Kylie Minogue Verizon Wireless Theater May 10, 2011
Check out mighty Aphrodite Kylie Minogue in our slideshow.
Kylie Minogue is a wholly heavenly creature among comparably haggard savages in the female pop world. The strangest thing about Minogue's show Tuesday at Verizon Wireless Theater wasn't the intricate Greek-myth production design, or even the heights to which the Australian siren can push her voice, it was how much more elegant she is than most anything else going.
Not that she is competing with any of those children anyhow. Wink.

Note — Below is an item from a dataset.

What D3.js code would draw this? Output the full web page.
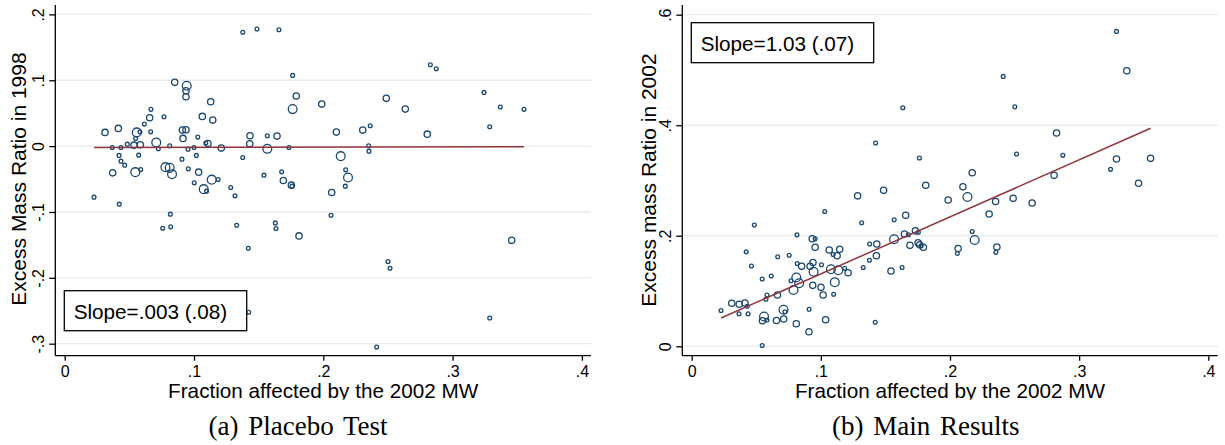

From the beginning of the show, which included a long intro featuring lithe male and female dancers dressed like the gods' own security detail, Minogue had the mostly male audience in the palms of her tiny hands. Working the crowd into a lather with the title track of last year's Aphrodite, she commanded their utmost respect, and gave everyone ample boogie fodder.
Her two female backup singers were stationed on either side of the vaulted stage, and acted as a sort of Greek chorus with the dancers to Minogue's music. By her nature, she makes ethereal music, as sleek and elegant as the curves on a fine antique automobile. It's an old-school glamour that died with the old Hollywood guard, but she has remade and molded it into her music.
As a veteran of big-budget shows from Lady Gaga, Kesha, and their ilk this past year, Tuesday's show only reiterated that Minogue doesn't get as much love as she in fact deserves. "Wow" from 2007's X came with expert timing and dancing.
And boy, does she know what to give her crowds of adoring men. How do these dudes stay in shape on tour, and does said tour have a resident waxologist on staff?
Tuesday, her biggest stateside hit, 2002's "Can't Get You Out Of My Head," was remade into a pop-metal nugget with a red-and-black motif. It's always been a creepy, stalker-ish track; hell, just listen to what the Flaming Lips did to it that same year live and in the studio.